Delphine Hirasuna’s journey, the show’s curator, was not accidently similar. She found a carved bird among her mother’s affects, which began her quest to create “Art of Gaman.” “Gaman” is a Japanese word, something akin to patience, but in situations where normal patience is impossible or nearly so. Hirasuna has sought out creators and holders of the art pieces that came out of the suffering in America’s internment camps.
Those locations were mostly desolate desert locales, often Indian reservations, and were void of not only beauty, but things of everyday necessity. Faced with this, the internees created from scrap and from scratch things to fill the void, from utilitarian items to fine art.
This exhibition is the culmination of first a book, then an earlier show in San Francisco. The current showing has been expanded and now includes additions by well-known Japanese American artists, such as Asawa, Sugimoto, Mirikitani, and Noguchi, and significant pieces by lesser known and unknown artists. The collection of some 120 objects is handsomely housed in the Renwick Gallery of the Smithsonian Art Museum, conveniently one block away from the White House.

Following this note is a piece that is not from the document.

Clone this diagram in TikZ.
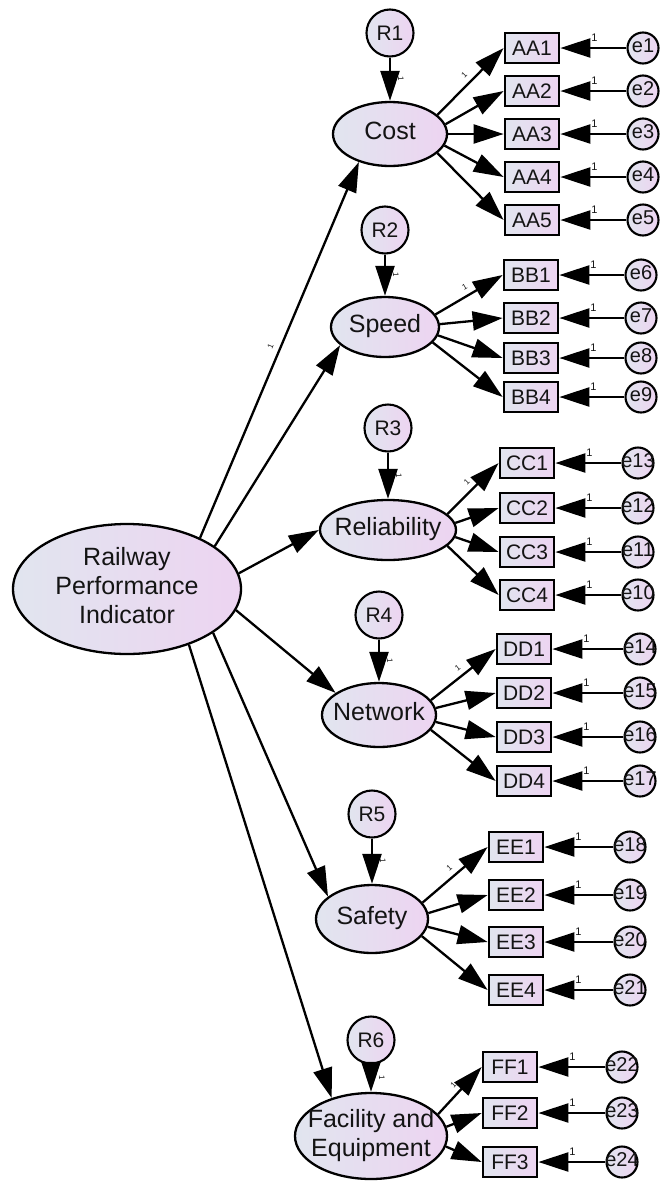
\documentclass[tikz,border=0pt]{standalone}
\usepackage{fontspec}
\setmainfont{Liberation Sans}
\usetikzlibrary{arrows.meta,shapes.geometric}

\definecolor{gradA}{HTML}{E1E5EF}
\definecolor{gradB}{HTML}{EDD4F1}
\definecolor{ink}{HTML}{141414}

% text box of zero width, so that the shape keeps its given size
\newcommand{\zbox}[1]{\makebox[0pt]{\begin{tabular}{@{}c@{}}#1\end{tabular}}}

\tikzset{
  shadefill/.style={left color=gradA, right color=gradB},
  latent/.style={ellipse, draw, line width=2.3pt, shadefill, inner sep=0pt,
    text=ink, font=\fontsize{25}{29}\selectfont},
  resid/.style={circle, draw, line width=2.1pt, shadefill, inner sep=0pt,
    minimum size=47pt, text=ink, font=\fontsize{21}{21}\selectfont},
  err/.style={circle, draw, line width=2.1pt, shadefill, inner sep=0pt,
    minimum size=31pt, text=ink, font=\fontsize{20}{20}\selectfont},
  obs/.style={rectangle, draw, line width=2.7pt, shadefill, inner sep=0pt,
    minimum width=54pt, minimum height=30pt, text=ink,
    font=\fontsize{21}{21}\selectfont},
  arr/.style={line width=2.3pt, -{Triangle[length=30pt,width=19pt]}},
  wlab/.style={font=\fontsize{8}{8}\selectfont, inner sep=1pt, text=ink},
  elab/.style={font=\fontsize{11}{11}\selectfont, inner sep=0pt, text=ink},
}

\begin{document}
\begin{tikzpicture}[x=1pt, y=-1pt]
\useasboundingbox (0,0) rectangle (660,1181);

% second-order factor
\node[latent, minimum width=228pt, minimum height=130pt] (rpi) at (127,589)
  {\zbox{Railway\\Performance\\Indicator}};

% first-order factors
\node[latent, minimum width=114pt, minimum height=64pt] (cost) at (390,134) {\zbox{Cost}};
\node[latent, minimum width=108pt, minimum height=60pt] (speed) at (385,327) {\zbox{Speed}};
\node[latent, minimum width=136pt, minimum height=60pt] (rel) at (388,530) {\zbox{Reliability}};
\node[latent, minimum width=114pt, minimum height=64pt] (net) at (379,715) {\zbox{Network}};
\node[latent, minimum width=112pt, minimum height=68pt] (safe) at (372,919) {\zbox{Safety}};
\node[latent, minimum width=152pt, minimum height=86pt] (fac) at (371,1136) {\zbox{Facility and\\Equipment}};

% structural residuals, each straight above its factor
\node[resid] (R1) at (390,33) {R1};
\node[resid] (R2) at (385,230) {R2};
\node[resid] (R3) at (388,428) {R3};
\node[resid] (R4) at (379,615) {R4};
\node[resid] (R5) at (372,814) {R5};
\node[resid] (R6) at (371,1040) {R6};

\foreach \r/\f in {R1/cost, R2/speed, R3/rel, R4/net, R5/safe, R6/fac}
  \draw[arr] (\r) -- node[wlab, pos=0.5, above=6pt, sloped]{1} (\f);

% paths from the second-order factor
\draw[arr] (rpi.35) -- node[wlab, pos=0.5, above=5pt, sloped]{1} (cost.222);
\draw[arr] (rpi.26) -- (speed.202);
\draw[arr] (rpi.8.5) -- (rel.180);
\draw[arr] (rpi.-11) -- (net.153);
\draw[arr] (rpi.-27) -- (safe.153);
\draw[arr] (rpi.-42) -- (fac.136);

% indicators with their error terms
\foreach \n/\y/\e in {1/48/1, 2/91/2, 3/134/3, 4/177/4, 5/220/5} {
  \node[obs] (AA\n) at (532,\y) {AA\n};
  \node[err] (e\e) at (643,\y) {\zbox{e\e}};
  \draw[arr] (e\e) -- (AA\n);
  \node[elab] at ([shift={(34,-10)}]AA\n.east) {1};
}
\foreach \n/\y/\e in {1/275/6, 2/318/7, 3/358/8, 4/397/9} {
  \node[obs] (BB\n) at (531,\y) {BB\n};
  \node[err] (e\e) at (641,\y) {\zbox{e\e}};
  \draw[arr] (e\e) -- (BB\n);
  \node[elab] at ([shift={(34,-10)}]BB\n.east) {1};
}
\foreach \n/\y/\e in {1/463/13, 2/508/12, 3/552/11, 4/595/10} {
  \node[obs] (CC\n) at (527,\y) {CC\n};
  \node[err] (e\e) at (638,\y) {\zbox{e\e}};
  \draw[arr] (e\e) -- (CC\n);
  \node[elab] at ([shift={(34,-10)}]CC\n.east) {1};
}
\foreach \n/\y/\e in {1/649/14, 2/693/15, 3/737/16, 4/781/17} {
  \node[obs] (DD\n) at (524,\y) {DD\n};
  \node[err] (e\e) at (640,\y) {\zbox{e\e}};
  \draw[arr] (e\e) -- (DD\n);
  \node[elab] at ([shift={(34,-10)}]DD\n.east) {1};
}
\foreach \n/\y/\e in {1/847/18, 2/895/19, 3/942/20, 4/990/21} {
  \node[obs] (EE\n) at (516,\y) {EE\n};
  \node[err] (e\e) at (630,\y) {\zbox{e\e}};
  \draw[arr] (e\e) -- (EE\n);
  \node[elab] at ([shift={(34,-10)}]EE\n.east) {1};
}
\foreach \n/\y/\e in {1/1067/22, 2/1113/23, 3/1162/24} {
  \node[obs] (FF\n) at (510,\y) {FF\n};
  \node[err] (e\e) at (622,\y) {\zbox{e\e}};
  \draw[arr] (e\e) -- (FF\n);
  \node[elab] at ([shift={(34,-10)}]FF\n.east) {1};
}

% factor loadings
\draw[arr] (cost.22) -- node[wlab, pos=0.5, above=4pt, sloped]{1} (AA1.west);
\foreach \n/\a in {2/10, 3/0, 4/-12, 5/-22} \draw[arr] (cost.\a) -- (AA\n.west);

\draw[arr] (speed.14) -- node[wlab, pos=0.5, above=4pt, sloped]{1} (BB1.west);
\foreach \n/\a in {2/3, 3/-9, 4/-18} \draw[arr] (speed.\a) -- (BB\n.west);

\draw[arr] (rel.15) -- node[wlab, pos=0.5, above=4pt, sloped]{1} (CC1.west);
\foreach \n/\a in {2/6, 3/-6, 4/-15} \draw[arr] (rel.\a) -- (CC\n.west);

\draw[arr] (net.16) -- node[wlab, pos=0.5, above=4pt, sloped]{1} (DD1.west);
\foreach \n/\a in {2/7, 3/-7, 4/-16} \draw[arr] (net.\a) -- (DD\n.west);

\draw[arr] (safe.18) -- node[wlab, pos=0.5, above=4pt, sloped]{1} (EE1.west);
\foreach \n/\a in {2/6, 3/-8, 4/-19} \draw[arr] (safe.\a) -- (EE\n.west);

\draw[arr] (fac.18) -- node[wlab, pos=0.5, above=4pt, sloped]{1} (FF1.west);
\foreach \n/\a in {2/7, 3/-8} \draw[arr] (fac.\a) -- (FF\n.west);

\end{tikzpicture}
\end{document}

“Gaman” is a testament of the need to create beauty, and the fullness of that beauty created under hardship and in isolation. Using all types of materials – threads from unwoven onion sacks and rewoven into baskets, or glass to improvised sandpaper – the most mundane materials became the seeds for art and for the tools to create them. A discarded sewer pipe is unrecognizable as a flower vase with its beautiful engravings; crates were transformed into all manner of things from butsudan (home religious altars) to furniture, and even an evacuation order notice, the very one that put people into these camps, supplied much needed paper for paintings. Like the dessert blooms of cactus, whose flowers are bold beyond their usual understated guise, these art objects found their way to be brilliant.
But the exhibition is not just about the creative urge that found voice in laborers and farmers – it’s also about need and the healing power of art to express deep feelings, including pain, loss, identity and nostalgia. An anonymous painter, created a classical Japanese watercolor landscape, with a majestic Manzanar mountain in the background, and lush, billowing, and decidedly non-desert trees in the foreground. Yet in the dreamlike middle ground, caught in a kind of purgatory, are the faint wash of images of a barrack city with two laborers working the land, leaving viewer wondering – which is reality and which is fantasy? Every piece in the show seems to have a story, some known, others forever lost. A father’s wooden box sent to his daughter Ruth Asawa (who would become a notable sculptor) then outside the camp, shows a Cezanne-inspired still life of a kitchen table carved in relief, all seemingly serene – but the prominent picture window suggests a dreamy memory of the freedom of the outside world. Although the father could not escape, his box, daughter, and his imagination could.
Like Asawa’s father, and even my own grandfather, most of the pieces were created by older Issei (first generation Japanese) in the internment camps, whose hands were long accustomed to daily work and not to idleness. Younger people put their energy into new social relationships, or found ways to escape the confines of camp.
Thus, the wisdom of these working class hands created works of beauty, and infused them with the collected, but distant, memory of Japanese culture, and equally blended them with a newer love and respect for America. Symbols are important, and become even more so under siege. A pen drawing by Fuji Nakamizo, of whom so little is known, shows a classically perched eagle atop a tree. The Japanese style is unmistakable, yet it is a bald eagle screeching, perhaps cheering on the American war planes flying in the background.
Back to that box of birds my mother gave me – yes, they are beautiful specimens of American birds, just like those in this Smithsonian show; but dominating my boxed flock is a bald eagle – the biggest and boldest of all. I will never know if these birds represented missed beauty or the imagined freedom of flight … yet I do know my grandfather loved and cherished America, and this love fueled his Japanese tempered “gaman.”
“The Art of Gaman: Arts and Crafts from the Japanese American Internment Camps, 1942-1946” is presented at the Renwick Gallery in Washington D.C., with the cooperation of the Japanese American Citizens League, San Francisco Chapter. The James Renwick Alliance, Japan Foundation Center for Global Partnership, Nion McEvoy, and Cary Frieze provided support for the exhibition. Through January 30, 2011.